Given instruction ▸ Restate each of the lines below word for word and drop every picture.

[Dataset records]
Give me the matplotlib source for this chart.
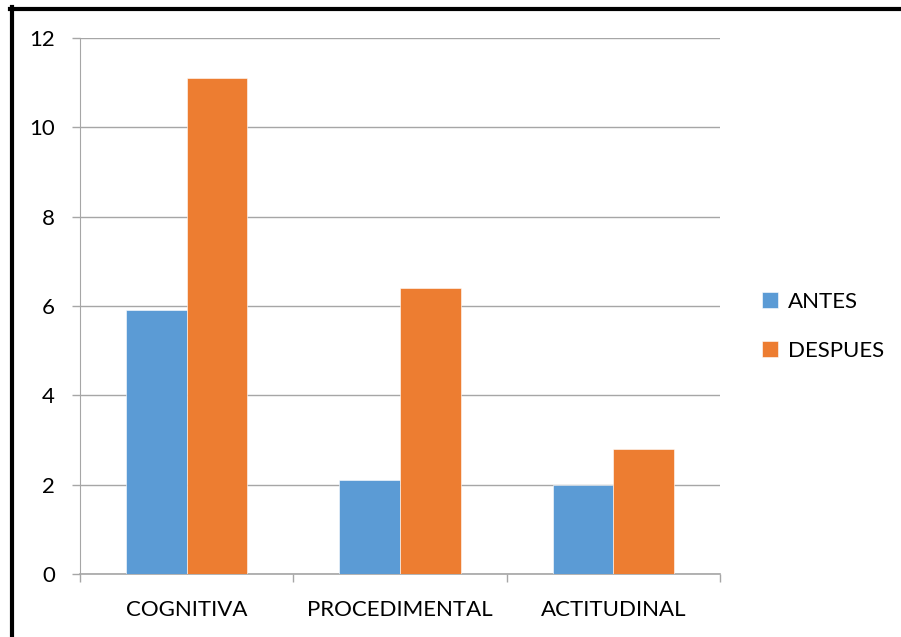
import numpy as np
import matplotlib.pyplot as plt
from matplotlib.lines import Line2D

plt.rcParams['font.family'] = ['Lato', 'DejaVu Sans']

categories = ["COGNITIVA", "PROCEDIMENTAL", "ACTITUDINAL"]
antes = [5.9, 2.1, 2.0]
despues = [11.1, 6.4, 2.8]
yticks = [0, 2, 4, 6, 8, 10, 12]

blue = "#5B9BD5"
orange = "#ED7D31"
grid = "#A6A6A6"

W, H = 901, 637
fig = plt.figure(figsize=(W / 100, H / 100), dpi=100)
ax = fig.add_axes([80 / W, 1 - 574 / H, 640 / W, 536 / H])

x = np.arange(len(categories))
width = 0.284
ax.bar(x - width / 2, antes, width, color=blue, edgecolor="white", linewidth=0.4, label="ANTES", zorder=3)
ax.bar(x + width / 2, despues, width, color=orange, edgecolor="white", linewidth=0.4, label="DESPUES", zorder=3)

ax.set_xlim(-0.5, len(categories) - 0.5)
ax.set_ylim(0, 12)
ax.set_yticks(yticks)
ax.yaxis.grid(True, color=grid, linewidth=1.0, zorder=0)
ax.set_axisbelow(True)

for side in ["top", "right"]:
    ax.spines[side].set_visible(False)
ax.spines["left"].set_color(grid)
ax.spines["bottom"].set_color(grid)
ax.spines["bottom"].set_linewidth(1.2)

ax.set_xticks(x)
ax.set_xticklabels(categories, fontsize=16)
ax.tick_params(axis="x", length=0, pad=19)
# category separators on the bottom axis
ax.set_xticks(np.arange(len(categories) + 1) - 0.5, minor=True)
ax.tick_params(axis="x", which="minor", length=6, color=grid, width=1)
ax.tick_params(axis="y", length=6, color=grid, width=1, labelsize=16, pad=12)

ax.legend(loc="center left", bbox_to_anchor=(1.035, 0.462), frameon=False, fontsize=16,
          handlelength=0.7, handleheight=0.7, handletextpad=0.45, labelspacing=1.3)

# frame around the chart (top and left edges)
fig.add_artist(Line2D([10 / W, 1], [1 - 8.5 / H, 1 - 8.5 / H], color="black", linewidth=3, transform=fig.transFigure))
fig.add_artist(Line2D([12 / W, 12 / W], [0, 1 - 7 / H], color="black", linewidth=3, transform=fig.transFigure))

fig.savefig("out.png", dpi=100)
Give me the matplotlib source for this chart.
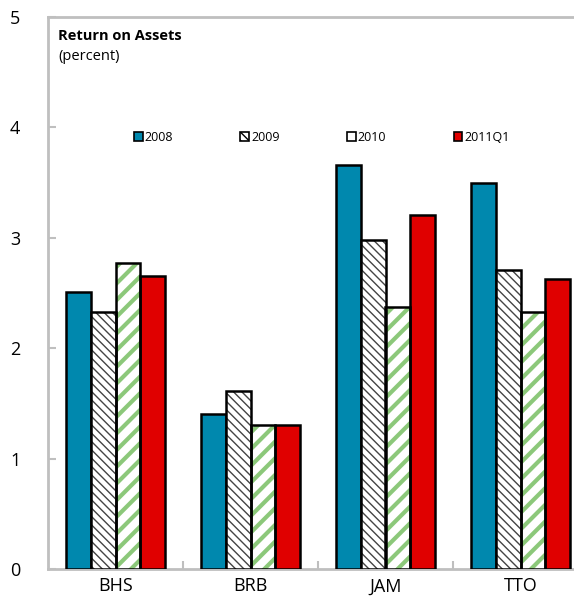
import numpy as np
import matplotlib.pyplot as plt
from matplotlib.patches import Patch

# return on assets by country and period
countries = ['BHS', 'BRB', 'JAM', 'TTO']
periods = ['2008', '2009', '2010', '2011Q1']
roa_2008 = [2.51, 1.40, 3.66, 3.50]
roa_2009 = [2.33, 1.61, 2.98, 2.71]
roa_2010 = [2.77, 1.30, 2.37, 2.33]
roa_2011q1 = [2.65, 1.30, 3.21, 2.63]

plt.rcParams['font.family'] = ['Open Sans', 'DejaVu Sans']

fig = plt.figure(figsize=(5.74, 6.05), dpi=100)
# axes run past the right edge of the figure
ax = fig.add_axes([48 / 574, 36 / 605, 540 / 574, 552 / 605])

x = np.arange(len(countries))
w = 0.185
offs = np.array([-1.5, -0.5, 0.5, 1.5]) * w
grey = '#bfbfbf'

# 2008: solid blue
ax.bar(x + offs[0], roa_2008, w, color='#0088ae', edgecolor='black', linewidth=1.8, zorder=3)

# 2009: black diagonal hatch
plt.rcParams['hatch.linewidth'] = 1.0
ax.bar(x + offs[1], roa_2009, w, color='white', edgecolor='#444444', hatch='\\\\\\\\', linewidth=0, zorder=3)
ax.bar(x + offs[1], roa_2009, w, fill=False, edgecolor='black', linewidth=1.8, zorder=4)

# 2010: green diagonal hatch
plt.rcParams['hatch.linewidth'] = 3.0
ax.bar(x + offs[2], roa_2010, w, color='white', edgecolor='#8cc87a', hatch='//', linewidth=0, zorder=3)
ax.bar(x + offs[2], roa_2010, w, fill=False, edgecolor='black', linewidth=1.8, zorder=4)

# 2011Q1: solid red
ax.bar(x + offs[3], roa_2011q1, w, color='#e00000', edgecolor='black', linewidth=1.8, zorder=3)

ax.set_xlim(-0.5, len(countries) - 0.5)
ax.set_ylim(0, 5)
ax.set_yticks(range(6))
ax.set_xticks(x)
ax.set_xticklabels(countries)
ax.set_xticks(x[:-1] + 0.5, minor=True)
ax.tick_params(axis='x', which='major', length=0, labelsize=13, pad=6)
ax.tick_params(axis='x', which='minor', direction='in', length=6, color=grey, width=1.5)
ax.tick_params(axis='y', direction='in', length=6, color=grey, width=1.5, labelsize=13, pad=20)

for side in ['left', 'top', 'bottom']:
    ax.spines[side].set_color(grey)
    ax.spines[side].set_linewidth(2)
ax.spines['right'].set_visible(False)

ax.text(10 / 540, 0.966, 'Return on Assets', transform=ax.transAxes, fontsize=10.5,
        fontweight='bold', ha='left', va='center')
ax.text(10 / 540, 0.928, '(percent)', transform=ax.transAxes, fontsize=10.5,
        ha='left', va='center')

plt.rcParams['hatch.linewidth'] = 1.0
handles = [
    Patch(facecolor='#0088ae', edgecolor='black', linewidth=1.2),
    Patch(facecolor='white', edgecolor='black', hatch='\\\\\\\\', linewidth=1.2),
    Patch(facecolor='white', edgecolor='black', linewidth=1.2),
    Patch(facecolor='#e00000', edgecolor='black', linewidth=1.2),
]
ax.legend(handles, periods, ncol=4, frameon=False, fontsize=9,
          loc='center', bbox_to_anchor=(0.507, 0.782), handlelength=0.7,
          handleheight=0.7, handletextpad=0.15, columnspacing=5.4)

fig.savefig('out.png', dpi=100)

Answer to the problem ▸
Give me the matplotlib source for this chart.
import numpy as np
import matplotlib.pyplot as plt
from matplotlib.lines import Line2D

plt.rcParams['font.family'] = ['Lato', 'DejaVu Sans']

categories = ["COGNITIVA", "PROCEDIMENTAL", "ACTITUDINAL"]
antes = [5.9, 2.1, 2.0]
despues = [11.1, 6.4, 2.8]
yticks = [0, 2, 4, 6, 8, 10, 12]

blue = "#5B9BD5"
orange = "#ED7D31"
grid = "#A6A6A6"

W, H = 901, 637
fig = plt.figure(figsize=(W / 100, H / 100), dpi=100)
ax = fig.add_axes([80 / W, 1 - 574 / H, 640 / W, 536 / H])

x = np.arange(len(categories))
width = 0.284
ax.bar(x - width / 2, antes, width, color=blue, edgecolor="white", linewidth=0.4, label="ANTES", zorder=3)
ax.bar(x + width / 2, despues, width, color=orange, edgecolor="white", linewidth=0.4, label="DESPUES", zorder=3)

ax.set_xlim(-0.5, len(categories) - 0.5)
ax.set_ylim(0, 12)
ax.set_yticks(yticks)
ax.yaxis.grid(True, color=grid, linewidth=1.0, zorder=0)
ax.set_axisbelow(True)

for side in ["top", "right"]:
    ax.spines[side].set_visible(False)
ax.spines["left"].set_color(grid)
ax.spines["bottom"].set_color(grid)
ax.spines["bottom"].set_linewidth(1.2)

ax.set_xticks(x)
ax.set_xticklabels(categories, fontsize=16)
ax.tick_params(axis="x", length=0, pad=19)
# category separators on the bottom axis
ax.set_xticks(np.arange(len(categories) + 1) - 0.5, minor=True)
ax.tick_params(axis="x", which="minor", length=6, color=grid, width=1)
ax.tick_params(axis="y", length=6, color=grid, width=1, labelsize=16, pad=12)

ax.legend(loc="center left", bbox_to_anchor=(1.035, 0.462), frameon=False, fontsize=16,
          handlelength=0.7, handleheight=0.7, handletextpad=0.45, labelspacing=1.3)

# frame around the chart (top and left edges)
fig.add_artist(Line2D([10 / W, 1], [1 - 8.5 / H, 1 - 8.5 / H], color="black", linewidth=3, transform=fig.transFigure))
fig.add_artist(Line2D([12 / W, 12 / W], [0, 1 - 7 / H], color="black", linewidth=3, transform=fig.transFigure))

fig.savefig("out.png", dpi=100)
Give me the matplotlib source for this chart.
import numpy as np
import matplotlib.pyplot as plt
from matplotlib.patches import Patch

# return on assets by country and period
countries = ['BHS', 'BRB', 'JAM', 'TTO']
periods = ['2008', '2009', '2010', '2011Q1']
roa_2008 = [2.51, 1.40, 3.66, 3.50]
roa_2009 = [2.33, 1.61, 2.98, 2.71]
roa_2010 = [2.77, 1.30, 2.37, 2.33]
roa_2011q1 = [2.65, 1.30, 3.21, 2.63]

plt.rcParams['font.family'] = ['Open Sans', 'DejaVu Sans']

fig = plt.figure(figsize=(5.74, 6.05), dpi=100)
# axes run past the right edge of the figure
ax = fig.add_axes([48 / 574, 36 / 605, 540 / 574, 552 / 605])

x = np.arange(len(countries))
w = 0.185
offs = np.array([-1.5, -0.5, 0.5, 1.5]) * w
grey = '#bfbfbf'

# 2008: solid blue
ax.bar(x + offs[0], roa_2008, w, color='#0088ae', edgecolor='black', linewidth=1.8, zorder=3)

# 2009: black diagonal hatch
plt.rcParams['hatch.linewidth'] = 1.0
ax.bar(x + offs[1], roa_2009, w, color='white', edgecolor='#444444', hatch='\\\\\\\\', linewidth=0, zorder=3)
ax.bar(x + offs[1], roa_2009, w, fill=False, edgecolor='black', linewidth=1.8, zorder=4)

# 2010: green diagonal hatch
plt.rcParams['hatch.linewidth'] = 3.0
ax.bar(x + offs[2], roa_2010, w, color='white', edgecolor='#8cc87a', hatch='//', linewidth=0, zorder=3)
ax.bar(x + offs[2], roa_2010, w, fill=False, edgecolor='black', linewidth=1.8, zorder=4)

# 2011Q1: solid red
ax.bar(x + offs[3], roa_2011q1, w, color='#e00000', edgecolor='black', linewidth=1.8, zorder=3)

ax.set_xlim(-0.5, len(countries) - 0.5)
ax.set_ylim(0, 5)
ax.set_yticks(range(6))
ax.set_xticks(x)
ax.set_xticklabels(countries)
ax.set_xticks(x[:-1] + 0.5, minor=True)
ax.tick_params(axis='x', which='major', length=0, labelsize=13, pad=6)
ax.tick_params(axis='x', which='minor', direction='in', length=6, color=grey, width=1.5)
ax.tick_params(axis='y', direction='in', length=6, color=grey, width=1.5, labelsize=13, pad=20)

for side in ['left', 'top', 'bottom']:
    ax.spines[side].set_color(grey)
    ax.spines[side].set_linewidth(2)
ax.spines['right'].set_visible(False)

ax.text(10 / 540, 0.966, 'Return on Assets', transform=ax.transAxes, fontsize=10.5,
        fontweight='bold', ha='left', va='center')
ax.text(10 / 540, 0.928, '(percent)', transform=ax.transAxes, fontsize=10.5,
        ha='left', va='center')

plt.rcParams['hatch.linewidth'] = 1.0
handles = [
    Patch(facecolor='#0088ae', edgecolor='black', linewidth=1.2),
    Patch(facecolor='white', edgecolor='black', hatch='\\\\\\\\', linewidth=1.2),
    Patch(facecolor='white', edgecolor='black', linewidth=1.2),
    Patch(facecolor='#e00000', edgecolor='black', linewidth=1.2),
]
ax.legend(handles, periods, ncol=4, frameon=False, fontsize=9,
          loc='center', bbox_to_anchor=(0.507, 0.782), handlelength=0.7,
          handleheight=0.7, handletextpad=0.15, columnspacing=5.4)

fig.savefig('out.png', dpi=100)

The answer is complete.